------ The input

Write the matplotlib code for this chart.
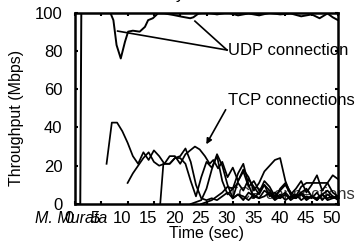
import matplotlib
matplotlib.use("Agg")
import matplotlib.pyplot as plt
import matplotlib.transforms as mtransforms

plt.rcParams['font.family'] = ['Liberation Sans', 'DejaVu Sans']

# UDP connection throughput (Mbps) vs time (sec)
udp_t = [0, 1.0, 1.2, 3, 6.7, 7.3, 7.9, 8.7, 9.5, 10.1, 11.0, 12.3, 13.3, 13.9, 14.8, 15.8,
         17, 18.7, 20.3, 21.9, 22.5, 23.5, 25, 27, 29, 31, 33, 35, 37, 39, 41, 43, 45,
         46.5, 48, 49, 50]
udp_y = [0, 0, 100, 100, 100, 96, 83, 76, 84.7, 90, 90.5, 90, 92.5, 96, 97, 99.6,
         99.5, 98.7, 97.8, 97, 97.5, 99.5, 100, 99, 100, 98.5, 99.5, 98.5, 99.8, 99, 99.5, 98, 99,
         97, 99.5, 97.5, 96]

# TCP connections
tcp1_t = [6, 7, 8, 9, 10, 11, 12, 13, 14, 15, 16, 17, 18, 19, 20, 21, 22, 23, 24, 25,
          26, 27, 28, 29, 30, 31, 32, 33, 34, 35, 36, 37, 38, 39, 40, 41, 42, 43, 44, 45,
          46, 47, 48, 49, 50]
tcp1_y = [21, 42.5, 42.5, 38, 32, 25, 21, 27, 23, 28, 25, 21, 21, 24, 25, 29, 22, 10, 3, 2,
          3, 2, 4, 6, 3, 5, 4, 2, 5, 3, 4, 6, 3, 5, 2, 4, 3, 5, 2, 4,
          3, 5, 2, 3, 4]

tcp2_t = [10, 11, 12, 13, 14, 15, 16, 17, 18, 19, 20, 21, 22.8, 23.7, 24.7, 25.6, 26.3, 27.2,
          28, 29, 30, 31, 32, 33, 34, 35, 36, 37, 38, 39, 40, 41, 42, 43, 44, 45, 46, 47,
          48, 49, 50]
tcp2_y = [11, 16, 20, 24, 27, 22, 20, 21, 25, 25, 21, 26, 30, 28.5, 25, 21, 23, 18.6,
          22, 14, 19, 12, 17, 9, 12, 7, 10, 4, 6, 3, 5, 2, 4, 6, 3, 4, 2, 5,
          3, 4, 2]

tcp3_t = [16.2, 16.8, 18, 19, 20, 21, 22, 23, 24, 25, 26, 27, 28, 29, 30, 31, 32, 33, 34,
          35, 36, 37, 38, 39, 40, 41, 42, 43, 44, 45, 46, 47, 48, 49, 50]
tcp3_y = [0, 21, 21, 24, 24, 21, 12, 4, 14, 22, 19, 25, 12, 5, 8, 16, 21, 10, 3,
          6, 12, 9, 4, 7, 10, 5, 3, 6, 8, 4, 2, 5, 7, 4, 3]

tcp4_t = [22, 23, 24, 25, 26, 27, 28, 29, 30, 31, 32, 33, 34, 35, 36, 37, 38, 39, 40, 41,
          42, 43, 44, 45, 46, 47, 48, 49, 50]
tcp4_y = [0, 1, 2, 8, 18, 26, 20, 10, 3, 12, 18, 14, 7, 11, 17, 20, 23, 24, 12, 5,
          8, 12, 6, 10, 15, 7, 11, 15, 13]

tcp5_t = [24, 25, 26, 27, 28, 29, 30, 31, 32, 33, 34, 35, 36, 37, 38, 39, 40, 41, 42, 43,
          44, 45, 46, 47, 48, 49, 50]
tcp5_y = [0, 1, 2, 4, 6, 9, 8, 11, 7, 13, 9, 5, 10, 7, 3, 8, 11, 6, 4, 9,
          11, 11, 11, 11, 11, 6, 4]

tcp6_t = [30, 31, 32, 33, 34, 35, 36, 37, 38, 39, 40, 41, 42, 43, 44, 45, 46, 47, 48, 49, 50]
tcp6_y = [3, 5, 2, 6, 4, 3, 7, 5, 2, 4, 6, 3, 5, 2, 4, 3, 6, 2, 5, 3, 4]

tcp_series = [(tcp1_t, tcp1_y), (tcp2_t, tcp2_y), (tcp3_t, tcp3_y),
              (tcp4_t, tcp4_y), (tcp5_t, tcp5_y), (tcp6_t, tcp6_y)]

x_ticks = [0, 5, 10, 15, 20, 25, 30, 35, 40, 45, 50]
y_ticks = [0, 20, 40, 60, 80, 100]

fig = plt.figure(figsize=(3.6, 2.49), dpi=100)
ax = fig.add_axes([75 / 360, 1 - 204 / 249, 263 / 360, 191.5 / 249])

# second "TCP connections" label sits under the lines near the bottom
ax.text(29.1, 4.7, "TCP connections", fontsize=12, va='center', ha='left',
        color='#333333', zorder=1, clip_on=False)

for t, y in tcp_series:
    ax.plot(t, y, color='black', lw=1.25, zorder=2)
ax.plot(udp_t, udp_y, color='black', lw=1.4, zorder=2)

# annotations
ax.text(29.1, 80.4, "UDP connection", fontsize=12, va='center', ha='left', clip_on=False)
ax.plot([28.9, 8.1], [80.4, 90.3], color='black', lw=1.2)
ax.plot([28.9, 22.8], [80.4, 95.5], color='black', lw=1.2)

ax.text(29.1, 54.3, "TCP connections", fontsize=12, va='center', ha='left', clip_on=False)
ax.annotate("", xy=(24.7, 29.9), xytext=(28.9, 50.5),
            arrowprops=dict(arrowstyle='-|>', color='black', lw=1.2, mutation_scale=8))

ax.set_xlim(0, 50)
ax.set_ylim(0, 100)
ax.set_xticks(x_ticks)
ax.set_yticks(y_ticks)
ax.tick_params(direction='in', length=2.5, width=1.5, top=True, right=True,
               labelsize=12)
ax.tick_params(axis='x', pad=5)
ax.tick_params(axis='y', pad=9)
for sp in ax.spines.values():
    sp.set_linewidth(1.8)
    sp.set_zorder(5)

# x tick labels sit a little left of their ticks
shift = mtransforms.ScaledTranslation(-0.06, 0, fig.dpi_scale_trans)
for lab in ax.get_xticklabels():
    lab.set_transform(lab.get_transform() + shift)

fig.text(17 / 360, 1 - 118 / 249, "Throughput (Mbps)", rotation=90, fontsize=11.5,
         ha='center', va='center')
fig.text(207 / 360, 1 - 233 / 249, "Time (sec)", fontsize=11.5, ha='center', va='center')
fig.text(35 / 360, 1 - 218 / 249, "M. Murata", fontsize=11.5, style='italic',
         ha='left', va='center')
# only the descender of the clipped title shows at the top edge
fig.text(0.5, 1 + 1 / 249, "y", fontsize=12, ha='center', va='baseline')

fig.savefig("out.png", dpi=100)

------------
------ The input

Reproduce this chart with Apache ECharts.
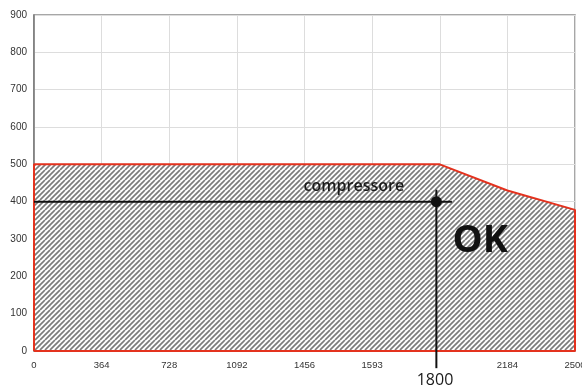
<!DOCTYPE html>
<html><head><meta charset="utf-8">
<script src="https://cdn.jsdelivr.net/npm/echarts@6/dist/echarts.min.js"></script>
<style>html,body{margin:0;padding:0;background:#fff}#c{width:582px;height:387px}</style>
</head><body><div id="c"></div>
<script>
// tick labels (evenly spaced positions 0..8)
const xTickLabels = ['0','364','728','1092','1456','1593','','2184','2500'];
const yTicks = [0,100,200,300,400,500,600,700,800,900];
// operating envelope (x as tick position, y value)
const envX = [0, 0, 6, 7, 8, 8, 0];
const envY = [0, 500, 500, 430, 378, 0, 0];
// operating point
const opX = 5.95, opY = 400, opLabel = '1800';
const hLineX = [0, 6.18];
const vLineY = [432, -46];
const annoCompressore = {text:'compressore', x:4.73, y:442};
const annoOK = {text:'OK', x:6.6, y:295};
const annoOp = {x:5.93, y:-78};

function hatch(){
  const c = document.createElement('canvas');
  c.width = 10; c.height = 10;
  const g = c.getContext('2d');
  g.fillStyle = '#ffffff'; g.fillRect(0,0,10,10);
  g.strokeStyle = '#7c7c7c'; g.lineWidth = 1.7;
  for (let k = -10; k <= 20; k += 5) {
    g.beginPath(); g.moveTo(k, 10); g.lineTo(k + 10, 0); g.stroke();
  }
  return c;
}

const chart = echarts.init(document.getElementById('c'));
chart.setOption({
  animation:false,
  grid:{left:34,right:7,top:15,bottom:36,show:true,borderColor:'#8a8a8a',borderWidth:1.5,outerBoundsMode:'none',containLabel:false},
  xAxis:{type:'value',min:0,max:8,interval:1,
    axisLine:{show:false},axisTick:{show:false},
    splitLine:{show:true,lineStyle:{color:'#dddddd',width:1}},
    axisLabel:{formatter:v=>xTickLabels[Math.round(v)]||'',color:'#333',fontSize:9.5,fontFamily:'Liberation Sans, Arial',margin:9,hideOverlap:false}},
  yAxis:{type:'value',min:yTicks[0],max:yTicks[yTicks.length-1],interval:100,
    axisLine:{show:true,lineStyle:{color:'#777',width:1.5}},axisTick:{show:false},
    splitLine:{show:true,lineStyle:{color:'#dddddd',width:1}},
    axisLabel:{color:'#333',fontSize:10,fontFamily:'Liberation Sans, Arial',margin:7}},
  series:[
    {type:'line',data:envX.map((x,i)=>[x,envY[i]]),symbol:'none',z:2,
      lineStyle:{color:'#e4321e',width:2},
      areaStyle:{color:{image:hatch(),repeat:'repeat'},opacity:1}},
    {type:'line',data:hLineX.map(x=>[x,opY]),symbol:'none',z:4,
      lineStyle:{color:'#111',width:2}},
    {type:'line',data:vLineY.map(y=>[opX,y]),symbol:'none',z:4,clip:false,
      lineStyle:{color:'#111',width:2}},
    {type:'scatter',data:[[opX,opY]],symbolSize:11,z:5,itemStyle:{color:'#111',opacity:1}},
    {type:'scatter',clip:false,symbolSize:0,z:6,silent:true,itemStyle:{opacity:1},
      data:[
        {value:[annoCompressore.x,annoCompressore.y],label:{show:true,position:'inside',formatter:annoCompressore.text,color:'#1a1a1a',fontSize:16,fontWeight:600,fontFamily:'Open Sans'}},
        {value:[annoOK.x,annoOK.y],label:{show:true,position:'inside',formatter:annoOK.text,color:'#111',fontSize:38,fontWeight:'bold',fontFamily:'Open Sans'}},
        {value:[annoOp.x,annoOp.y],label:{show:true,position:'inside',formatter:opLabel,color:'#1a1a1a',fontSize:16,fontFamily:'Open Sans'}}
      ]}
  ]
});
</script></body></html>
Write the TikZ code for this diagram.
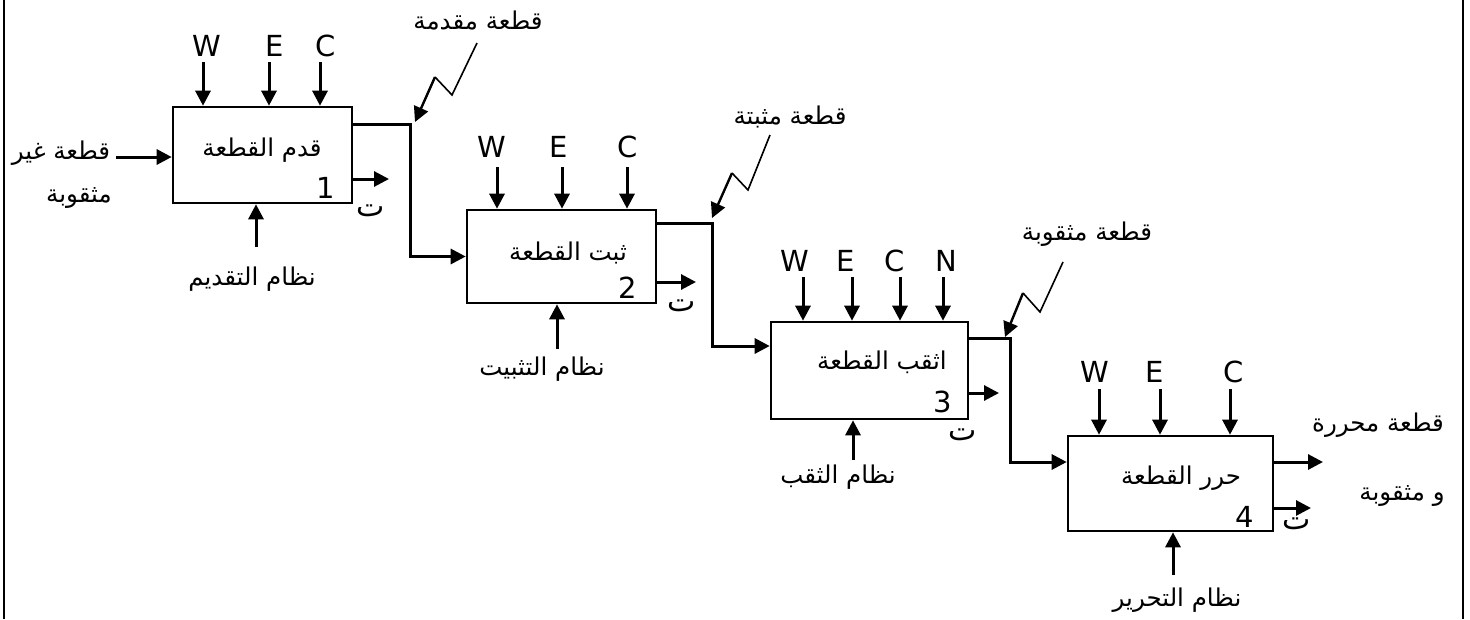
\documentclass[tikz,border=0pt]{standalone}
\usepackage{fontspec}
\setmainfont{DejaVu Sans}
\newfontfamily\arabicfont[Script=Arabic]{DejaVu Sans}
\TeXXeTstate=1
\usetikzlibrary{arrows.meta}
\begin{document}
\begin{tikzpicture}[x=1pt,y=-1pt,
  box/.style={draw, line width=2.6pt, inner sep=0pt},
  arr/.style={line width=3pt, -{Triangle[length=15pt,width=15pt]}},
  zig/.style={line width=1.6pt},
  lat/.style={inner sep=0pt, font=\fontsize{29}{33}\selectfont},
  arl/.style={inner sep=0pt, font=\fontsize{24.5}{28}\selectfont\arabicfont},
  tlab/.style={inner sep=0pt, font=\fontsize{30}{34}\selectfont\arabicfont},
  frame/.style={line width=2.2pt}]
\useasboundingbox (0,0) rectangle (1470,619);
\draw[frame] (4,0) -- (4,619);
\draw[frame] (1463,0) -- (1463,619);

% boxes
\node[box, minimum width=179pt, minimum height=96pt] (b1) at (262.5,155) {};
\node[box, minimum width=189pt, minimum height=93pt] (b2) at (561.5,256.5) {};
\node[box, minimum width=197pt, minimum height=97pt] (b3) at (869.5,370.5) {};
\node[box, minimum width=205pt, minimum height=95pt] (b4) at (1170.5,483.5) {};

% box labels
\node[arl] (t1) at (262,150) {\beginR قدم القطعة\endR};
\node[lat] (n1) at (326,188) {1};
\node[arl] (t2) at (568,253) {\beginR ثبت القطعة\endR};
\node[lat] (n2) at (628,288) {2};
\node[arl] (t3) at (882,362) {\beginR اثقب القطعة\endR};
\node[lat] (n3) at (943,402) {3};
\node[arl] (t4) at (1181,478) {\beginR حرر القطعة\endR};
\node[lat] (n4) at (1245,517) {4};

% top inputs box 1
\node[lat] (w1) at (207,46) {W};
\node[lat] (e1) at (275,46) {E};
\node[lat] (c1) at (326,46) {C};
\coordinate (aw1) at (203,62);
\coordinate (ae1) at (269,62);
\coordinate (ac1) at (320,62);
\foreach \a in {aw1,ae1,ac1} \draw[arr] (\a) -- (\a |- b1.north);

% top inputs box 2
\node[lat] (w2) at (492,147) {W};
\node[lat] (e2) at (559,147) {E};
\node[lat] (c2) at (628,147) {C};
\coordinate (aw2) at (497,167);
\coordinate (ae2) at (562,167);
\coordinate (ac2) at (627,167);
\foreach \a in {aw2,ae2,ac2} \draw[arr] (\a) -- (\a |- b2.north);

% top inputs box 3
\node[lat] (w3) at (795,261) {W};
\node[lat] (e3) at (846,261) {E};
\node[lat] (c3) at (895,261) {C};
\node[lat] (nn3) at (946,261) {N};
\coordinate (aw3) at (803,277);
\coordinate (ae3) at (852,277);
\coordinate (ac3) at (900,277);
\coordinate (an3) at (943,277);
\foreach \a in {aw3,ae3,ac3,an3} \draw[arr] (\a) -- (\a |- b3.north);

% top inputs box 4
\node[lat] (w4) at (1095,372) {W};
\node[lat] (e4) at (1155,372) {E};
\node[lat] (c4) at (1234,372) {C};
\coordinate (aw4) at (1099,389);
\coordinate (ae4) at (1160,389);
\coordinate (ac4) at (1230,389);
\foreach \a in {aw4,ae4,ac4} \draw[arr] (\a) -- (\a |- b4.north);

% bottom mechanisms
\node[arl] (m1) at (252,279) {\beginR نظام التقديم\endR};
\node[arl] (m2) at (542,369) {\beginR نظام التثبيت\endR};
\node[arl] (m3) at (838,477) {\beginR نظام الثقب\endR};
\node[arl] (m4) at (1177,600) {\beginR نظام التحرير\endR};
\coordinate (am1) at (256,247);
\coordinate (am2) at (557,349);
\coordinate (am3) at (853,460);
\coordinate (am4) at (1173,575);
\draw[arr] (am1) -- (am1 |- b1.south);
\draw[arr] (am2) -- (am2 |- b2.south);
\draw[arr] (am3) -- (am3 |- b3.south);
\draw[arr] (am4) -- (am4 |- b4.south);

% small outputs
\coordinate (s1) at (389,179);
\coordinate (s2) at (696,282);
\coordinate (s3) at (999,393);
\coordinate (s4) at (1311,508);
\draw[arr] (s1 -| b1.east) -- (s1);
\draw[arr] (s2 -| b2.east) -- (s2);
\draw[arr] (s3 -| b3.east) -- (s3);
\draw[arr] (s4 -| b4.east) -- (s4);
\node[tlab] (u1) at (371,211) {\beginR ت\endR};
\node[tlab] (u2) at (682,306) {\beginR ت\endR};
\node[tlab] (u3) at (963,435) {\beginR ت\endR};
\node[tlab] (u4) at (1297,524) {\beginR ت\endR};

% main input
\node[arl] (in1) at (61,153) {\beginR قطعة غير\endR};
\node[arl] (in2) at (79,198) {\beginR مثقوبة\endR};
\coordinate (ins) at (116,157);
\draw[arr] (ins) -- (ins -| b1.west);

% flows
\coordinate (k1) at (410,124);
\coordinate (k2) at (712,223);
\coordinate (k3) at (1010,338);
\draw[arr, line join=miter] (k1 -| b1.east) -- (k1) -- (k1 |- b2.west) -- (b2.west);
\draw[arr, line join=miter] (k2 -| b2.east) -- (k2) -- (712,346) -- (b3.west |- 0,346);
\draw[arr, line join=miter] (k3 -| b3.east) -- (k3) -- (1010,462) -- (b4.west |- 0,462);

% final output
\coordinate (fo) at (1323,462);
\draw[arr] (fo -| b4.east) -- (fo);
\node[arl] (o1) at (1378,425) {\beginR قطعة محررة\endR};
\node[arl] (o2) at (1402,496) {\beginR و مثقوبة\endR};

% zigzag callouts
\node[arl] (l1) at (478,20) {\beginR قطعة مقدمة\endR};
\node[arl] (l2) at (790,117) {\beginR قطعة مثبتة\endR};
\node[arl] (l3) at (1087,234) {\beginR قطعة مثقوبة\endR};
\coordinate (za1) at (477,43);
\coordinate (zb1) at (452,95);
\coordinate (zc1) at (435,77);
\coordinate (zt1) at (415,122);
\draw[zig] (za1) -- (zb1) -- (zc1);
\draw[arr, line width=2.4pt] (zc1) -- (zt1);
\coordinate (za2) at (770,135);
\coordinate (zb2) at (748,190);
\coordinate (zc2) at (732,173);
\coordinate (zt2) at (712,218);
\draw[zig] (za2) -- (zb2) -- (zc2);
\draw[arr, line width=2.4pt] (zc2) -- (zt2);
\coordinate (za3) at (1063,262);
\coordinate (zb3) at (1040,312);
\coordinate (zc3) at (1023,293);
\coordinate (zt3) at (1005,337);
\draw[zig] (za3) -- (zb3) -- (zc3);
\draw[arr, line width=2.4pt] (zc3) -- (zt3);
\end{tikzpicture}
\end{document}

------------
------ The input

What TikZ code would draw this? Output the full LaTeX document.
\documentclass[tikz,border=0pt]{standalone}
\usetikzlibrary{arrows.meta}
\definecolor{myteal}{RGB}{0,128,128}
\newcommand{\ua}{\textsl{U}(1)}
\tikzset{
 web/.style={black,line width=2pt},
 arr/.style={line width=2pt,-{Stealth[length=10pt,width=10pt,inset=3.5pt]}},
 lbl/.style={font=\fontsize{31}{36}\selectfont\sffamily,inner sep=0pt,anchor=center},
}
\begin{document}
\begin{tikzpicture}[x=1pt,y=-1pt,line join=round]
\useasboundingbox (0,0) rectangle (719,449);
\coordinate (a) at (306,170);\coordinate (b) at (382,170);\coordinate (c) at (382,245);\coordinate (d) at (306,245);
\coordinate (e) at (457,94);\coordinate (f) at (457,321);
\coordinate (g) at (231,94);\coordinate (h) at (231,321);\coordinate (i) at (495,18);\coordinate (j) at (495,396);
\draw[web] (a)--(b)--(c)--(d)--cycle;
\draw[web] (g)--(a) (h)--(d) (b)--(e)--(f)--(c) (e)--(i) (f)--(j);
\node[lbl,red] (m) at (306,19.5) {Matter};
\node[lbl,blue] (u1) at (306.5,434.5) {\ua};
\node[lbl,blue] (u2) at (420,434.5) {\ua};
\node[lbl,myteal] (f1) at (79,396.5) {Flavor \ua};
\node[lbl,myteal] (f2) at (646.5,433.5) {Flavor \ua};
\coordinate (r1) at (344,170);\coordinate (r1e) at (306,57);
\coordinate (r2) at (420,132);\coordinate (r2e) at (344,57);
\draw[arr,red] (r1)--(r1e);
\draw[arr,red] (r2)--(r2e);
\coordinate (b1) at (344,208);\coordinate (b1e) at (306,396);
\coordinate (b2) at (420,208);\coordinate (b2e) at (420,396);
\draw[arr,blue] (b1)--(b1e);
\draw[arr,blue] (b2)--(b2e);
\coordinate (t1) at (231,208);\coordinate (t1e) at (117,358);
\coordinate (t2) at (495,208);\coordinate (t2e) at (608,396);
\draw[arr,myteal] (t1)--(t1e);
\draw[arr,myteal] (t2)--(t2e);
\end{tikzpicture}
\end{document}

------------

Short exercise –
Give back exactly the lines from the one that holds "Write the matplotlib code for this chart." to the one that holds "3, 5, 2, 3, 4]", with both ends and without the images.

Response for this exercise –
Write the matplotlib code for this chart.
import matplotlib
matplotlib.use("Agg")
import matplotlib.pyplot as plt
import matplotlib.transforms as mtransforms

plt.rcParams['font.family'] = ['Liberation Sans', 'DejaVu Sans']

# UDP connection throughput (Mbps) vs time (sec)
udp_t = [0, 1.0, 1.2, 3, 6.7, 7.3, 7.9, 8.7, 9.5, 10.1, 11.0, 12.3, 13.3, 13.9, 14.8, 15.8,
         17, 18.7, 20.3, 21.9, 22.5, 23.5, 25, 27, 29, 31, 33, 35, 37, 39, 41, 43, 45,
         46.5, 48, 49, 50]
udp_y = [0, 0, 100, 100, 100, 96, 83, 76, 84.7, 90, 90.5, 90, 92.5, 96, 97, 99.6,
         99.5, 98.7, 97.8, 97, 97.5, 99.5, 100, 99, 100, 98.5, 99.5, 98.5, 99.8, 99, 99.5, 98, 99,
         97, 99.5, 97.5, 96]

# TCP connections
tcp1_t = [6, 7, 8, 9, 10, 11, 12, 13, 14, 15, 16, 17, 18, 19, 20, 21, 22, 23, 24, 25,
          26, 27, 28, 29, 30, 31, 32, 33, 34, 35, 36, 37, 38, 39, 40, 41, 42, 43, 44, 45,
          46, 47, 48, 49, 50]
tcp1_y = [21, 42.5, 42.5, 38, 32, 25, 21, 27, 23, 28, 25, 21, 21, 24, 25, 29, 22, 10, 3, 2,
          3, 2, 4, 6, 3, 5, 4, 2, 5, 3, 4, 6, 3, 5, 2, 4, 3, 5, 2, 4,
          3, 5, 2, 3, 4]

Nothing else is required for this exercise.